- Born: 1873 Scotland
- Died: 6 February 1959 (aged 85–86)
- Education: Royal Scottish Academy

= Anna Dixon (artist) =

Scottish artist (1873–1959)

Anna Dixon (born 1873 – 6 February 1959) was an artist from Edinburgh. She was known for her paintings, mostly watercolours and oil paintings which feature Western Scottish villages and crofts, birds, flowers, animals, and children with horses or donkeys.

== Biography ==
Dixon was born in Edinburgh, Scotland in 1873. She lived in Edinburgh for her whole life and died in 1959.

== Education ==
Dixon studied at the Royal Scottish Academy. At Royal Scottish Academy Life School, Dixon studied under E A Walton, Charles Mackie and William Walls.

== Career ==
Dixon's work often featured images of Scottish landscapes, flowers, and children.

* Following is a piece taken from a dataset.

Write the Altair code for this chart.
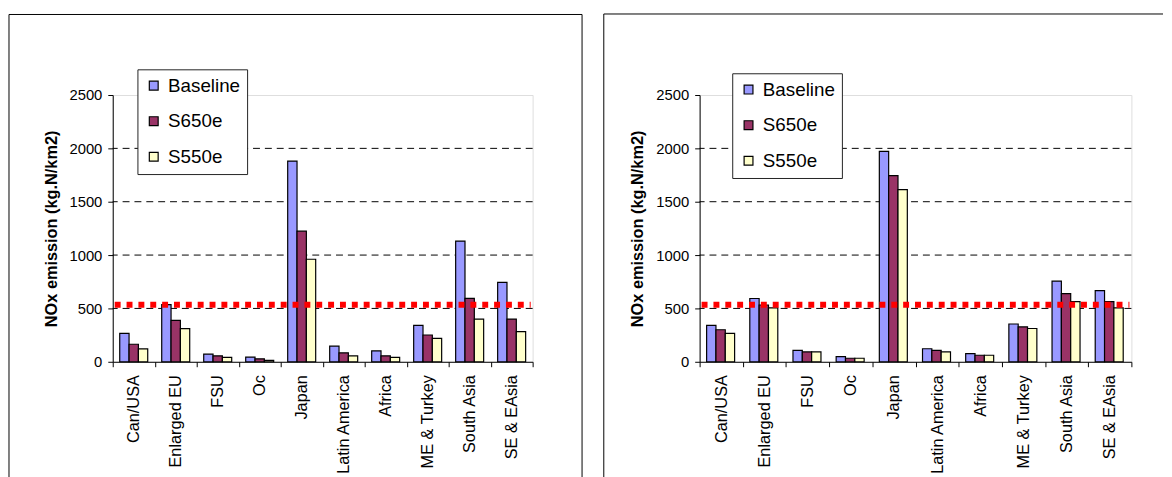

Dixon exhibited her work across a period of 64 years. She produced many paintings, which were exhibited across Scotland and the rest of the United Kingdom, including:

- The Royal Academy (94 works between 1894 and 1958)
- The Royal Glasgow Institute of the Fine Arts (107 works between 1904 and 1958)
- The Royal Scottish Academy
- Aberdeen Artists Society (1898-1935)
- Walker Art Gallery
- Royal Society of Women Artists

Dixon successfully sold her work during her life and posthumously. In 1991 her painting Donkey Carts (oil on canvas) sold for £2,640. In 1994 her work Summer Days (1893, oil on canvas) sold for £1,610, and Donkeys on Portobello Beach (1905, oil on canvas) sold for £4,600. In 1996 the painting Ducks by a River (watercolour) sold for £1,207. In 2002 Potter's Wheel (1904, oil on canvas) sold for £2,000.